Chen and Sun also coordinated a trip to China in 2023 for Wang to meet with “leadership,” which would include stops in six different places, according to the complaint. It’s unclear whom Wang met with on the trip.
The fallout
After Sun’s arrest, Wang denied to several people that they had been engaged to marry. She said during a council meeting that their relationship ended in spring 2024.
Jolene Cadenbach, a pastor in Arcadia, said Wang confided in her that “she had been lied to” by Sun.
“I think he did a con job on her,” Cadenbach said.
The recent plea agreement gave the wrong impression about Wang, the pastor said.
“It made her sound like she was some kind of spy and it wasn’t like that at all,” she said. Wang was only following Sun’s orders, she added: “He told her to put up this site, she did it. She didn’t really investigate it.”
In a statement, Wang’s lawyers said she “apologizes and is sorry for the mistakes she has made in her personal life.” They said “she genuinely loves this city and is devoted to the people and the community within it,” but “her trust and love for apparently the wrong person… ultimately led her astray.”
After Sun was charged in 2024, Sonia Martin and other Arcadia residents showed up at council meetings carrying protest signs. Martin said she expected Wang to be pushed out. Instead, she said, most council members appeared to unite behind Wang.
“They wanted to have this feeling of, like, everything’s great here. We’re all warm. Look at us, it’s kumbaya,” Martin said.
Kwan said she repeatedly tried to bring up the concerns of constituents to her fellow council members but was brushed off.
“Everybody was just so silent,” Kwan said. “This is not something where we can just dismiss and pretend nothing happened.”
The job of mayor rotates among Arcadia City Council members, and when it was Kwan’s turn last April, she warned during her swearing-in speech that constituents “must remain vigilant against influence of foreign governments, including efforts by the Chinese Communist Party, that may seek to shape local policy for the interests that do not align with our residents.”
Since Wang’s plea agreement became public, some have scoffed at the notion that Chinese spies would establish an outpost in Arcadia, or that the web posts she made before becoming mayor amounted to any sort of meaningful propaganda campaign.
But according to Sun’s plea agreement, local office was just the start. Prosecutors said Sun’s 2023 report for Chinese officials boasted that “during the 2022 U.S. midterm elections, I orchestrated and organized my team to win the election for city council.” He called Wang a “new political star.”
Wilder, the former U.S. intelligence official, said that sounded like a familiar strategy.
“Maybe she would end up in Congress some day or at the state government level. They invest in these folks hoping they move up the political food chain,” the Georgetown professor said. “That is part of the Chinese long game.”
‘San Gabriel Valley deserves better’
In her plea agreement, Wang admitted that from late 2020 through at least 2022, she worked with Sun to run a website called U.S. News Center that branded itself as a news source for Chinese Americans.
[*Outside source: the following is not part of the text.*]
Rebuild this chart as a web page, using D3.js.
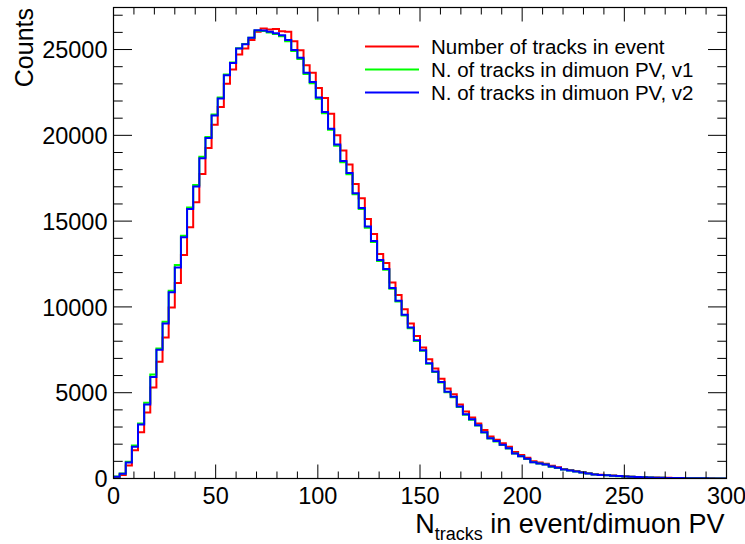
<!DOCTYPE html>
<html><head><meta charset="utf-8">
<script src="https://cdn.jsdelivr.net/npm/d3@7"></script>
<style>body{margin:0;background:#fff}svg{display:block}text{font-family:"Liberation Sans",Arial,Helvetica,sans-serif}</style>
</head><body><svg id="c" width="745" height="544"></svg>
<script>
const binWidth = 3;
const xTicks = [0, 50, 100, 150, 200, 250, 300];
const yTicks = [0, 5000, 10000, 15000, 20000, 25000];
const seriesNames = ["Number of tracks in event", "N. of tracks in dimuon PV, v1", "N. of tracks in dimuon PV, v2"];
const seriesColors = ["#ff0000", "#00ff00", "#0000ff"];

const redEvent = [60,200,760,1640,2700,3840,5300,6800,8220,9970,
11390,13030,14640,16100,17750,19260,20620,21650,23010,23830,
24710,25060,25550,26030,26230,26170,26190,26070,26030,25480,
24960,24080,23650,22760,22180,21260,20000,19120,18300,17170,
16340,15130,14250,13080,12560,11430,10690,9870,9040,8310,
7630,6950,6410,5820,5240,4910,4320,3900,3550,3210,
2830,2450,2260,2050,1850,1540,1370,1210,1010,930,
860,740,660,560,500,440,375,310,250,225,
200,172,150,128,108,92,76,65,54,45,
38,30,24,20,15,12,10,8,6,4];

const greenV1 = [110,290,980,1930,3210,4420,6060,7580,9130,10940,
12440,14150,15790,17110,18750,19900,21220,22200,23540,24250,
25080,25320,25690,26110,26080,25990,25900,25780,25480,24910,
24450,23580,23040,22130,21290,20320,19400,18430,17730,16570,
15710,14620,13790,12680,12160,11060,10320,9500,8760,8010,
7440,6690,6200,5600,5030,4740,4170,3720,3430,3090,
2680,2330,2160,1950,1750,1450,1290,1140,940,870,
810,690,610,525,465,405,345,285,228,208,
188,158,138,118,99,84,69,59,49,41,
34,27,21,17,13,10,8,6,5,4];

const blueV2 = [100,270,930,1850,3140,4320,5920,7500,9040,10850,
12300,14060,15710,17020,18670,19840,21160,22140,23500,24220,
25060,25310,25690,26130,26110,26030,25950,25840,25550,24980,
24520,23650,23110,22200,21360,20390,19470,18500,17800,16630,
15770,14680,13840,12730,12210,11100,10360,9540,8800,8050,
7480,6720,6230,5630,5060,4770,4200,3740,3450,3110,
2700,2350,2180,1970,1770,1460,1300,1150,950,880,
820,700,620,530,470,410,350,290,230,210,
190,160,140,120,100,85,70,60,50,42,
35,28,22,18,14,11,9,7,5,4];

const L = 113.5, R = 726.5, T = 7.5, B = 478.5;
const x = d3.scaleLinear().domain([0, 300]).range([L, R]);
const y = d3.scaleLinear().domain([0, 27450]).range([B, T]);
const svg = d3.select("#c");

svg.append("clipPath").attr("id","clip").append("rect")
  .attr("x", L).attr("y", T).attr("width", R-L).attr("height", B-T);

function stepPath(vals){
  const pts = [[0,0]];
  vals.forEach((v,i)=>{ pts.push([i*binWidth, v]); });
  pts.push([vals.length*binWidth, vals[vals.length-1]]);
  return d3.line().x(d=>x(d[0])).y(d=>y(d[1])).curve(d3.curveStepAfter)(pts);
}
const data = [redEvent, greenV1, blueV2];
const g = svg.append("g").attr("clip-path","url(#clip)");
data.forEach((vals,k)=>{
  g.append("path").attr("d", stepPath(vals)).attr("fill","none")
   .attr("stroke", seriesColors[k]).attr("stroke-width", 2);
});

// frame
svg.append("rect").attr("x",L).attr("y",T).attr("width",R-L).attr("height",B-T)
  .attr("fill","none").attr("stroke","#000").attr("stroke-width",1.2);

// axes ticks
const xMinor = d3.range(0, 301, 10);
const yMinor = d3.range(0, 27001, 1000);
const tk = svg.append("g").attr("stroke","#000").attr("stroke-width",1);
xMinor.forEach(v=>{
  const len = (v % 50 === 0) ? 14 : 7;
  tk.append("line").attr("x1",x(v)).attr("x2",x(v)).attr("y1",B).attr("y2",B-len);
  tk.append("line").attr("x1",x(v)).attr("x2",x(v)).attr("y1",T).attr("y2",T+len);
});
yMinor.forEach(v=>{
  const len = (v % 5000 === 0) ? 18.5 : 9.2;
  tk.append("line").attr("y1",y(v)).attr("y2",y(v)).attr("x1",L).attr("x2",L+len);
  tk.append("line").attr("y1",y(v)).attr("y2",y(v)).attr("x1",R).attr("x2",R-len);
});

// tick labels
xTicks.forEach(v=>{
  svg.append("text").attr("x",x(v)).attr("y",B+25).attr("text-anchor","middle")
    .attr("font-size",23.5).text(v);
});
yTicks.forEach(v=>{
  svg.append("text").attr("x",L-6).attr("y",y(v)+8.7).attr("text-anchor","end")
    .attr("font-size",23.5).text(v);
});

// axis titles
svg.append("text").attr("transform","translate(33,8) rotate(-90)").attr("text-anchor","end")
  .attr("font-size",25).text("Counts");
const xt = svg.append("text").attr("x",R-2).attr("y",533).attr("text-anchor","end").attr("font-size",27);
xt.append("tspan").text("N");
xt.append("tspan").attr("font-size",18).attr("dy",7).text("tracks");
xt.append("tspan").attr("dy",-7).text(" in event/dimuon PV");

// legend
seriesNames.forEach((n,k)=>{
  const yy = 46.5 + k*23;
  svg.append("line").attr("x1",365).attr("x2",419).attr("y1",yy).attr("y2",yy)
    .attr("stroke",seriesColors[k]).attr("stroke-width",2);
  svg.append("text").attr("x",431).attr("y",yy+7).attr("font-size",20.5).text(n);
});
</script></body></html>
Wang and Sun “executed directives” from Chinese government officials, posting requested articles and reporting back with screenshots showing how many people viewed the stories, the agreement says.
Prosecutors also say Wang edited articles at the request of officials and shared information showing the reach of the posts.
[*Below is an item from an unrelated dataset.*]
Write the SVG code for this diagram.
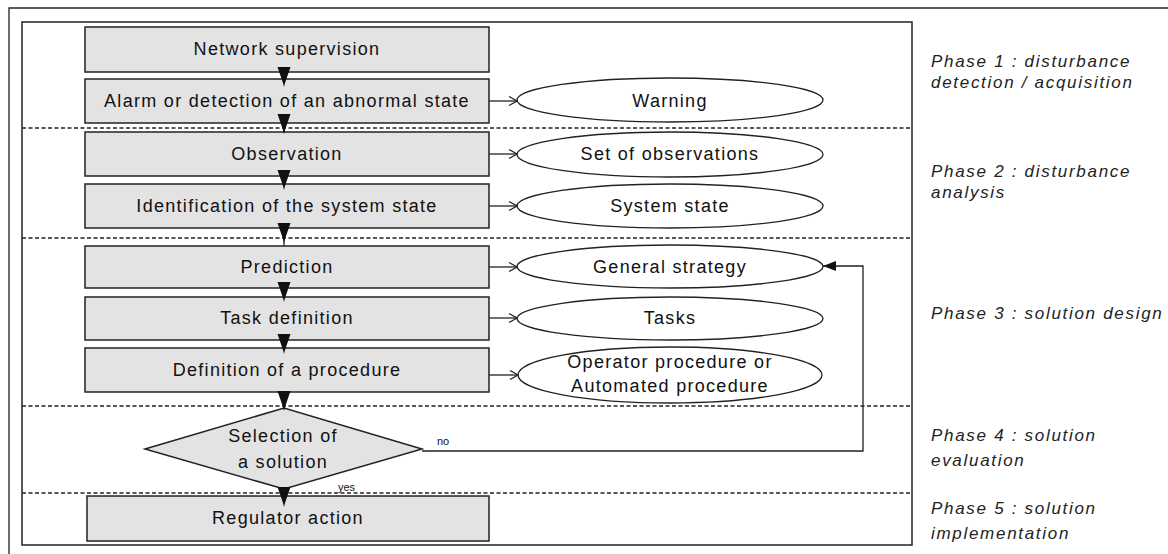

“Thank you leader,” she wrote on Aug. 20, 2021, after being complimented for a post that was viewed more than 15,000 times, according to the plea agreement.
Wang never disclosed that the Chinese government had directed her to post the content, according to court documents.
That sort of low-level violation of the law is not supposed to trigger federal charges unless, according to a February 2025 memo by then-Atty. Gen. Pam Bondi to Justice Department prosecutors, the case involved “conduct similar to more traditional espionage.” The Trump administration has pursued other high-profile foreign agent cases recently, with prosecutors winning a conviction Wednesday of a man charged with running a covert police station in Manhattan and keeping tabs on political dissidents.
When news broke of the charges and plea deal involving Wang, current and former city officials said they were not surprised.
“The warning signs around Eileen Wang were public for more than a year before this plea, agreement, and too many people in positions of influence defended and supported her,” April Verlato, a former mayor of Arcadia, said in a statement. “Our electeds should have represented what was best for the community and held her accountable. The San Gabriel Valley deserves better.”
Paul Cheng, mayor pro tem of Arcadia, said the council didn’t move earlier to oust Wang because a majority of its members wanted to let the federal investigation run its course.
“The public always says, ‘Why didn’t you investigate her when her boyfriend was arrested? Why didn’t you do something?’” he said.
But, he emphasized, “council members are not federal investigators.”
“We are not supposed to get involved,” said Cheng, an attorney. “It would make the situation 10 times worse.”
Cheng spoke highly of Wang, painting her as a committed civil servant with a passion for veterans, first responders and diversifying the businesses on Baldwin Avenue, the city’s main corridor.
“She probably attended the most events compared to all of us,” he said. “People have tried getting me to say she’s a horrible person, but I can only say what I saw, which was I thought she did a good job on council.”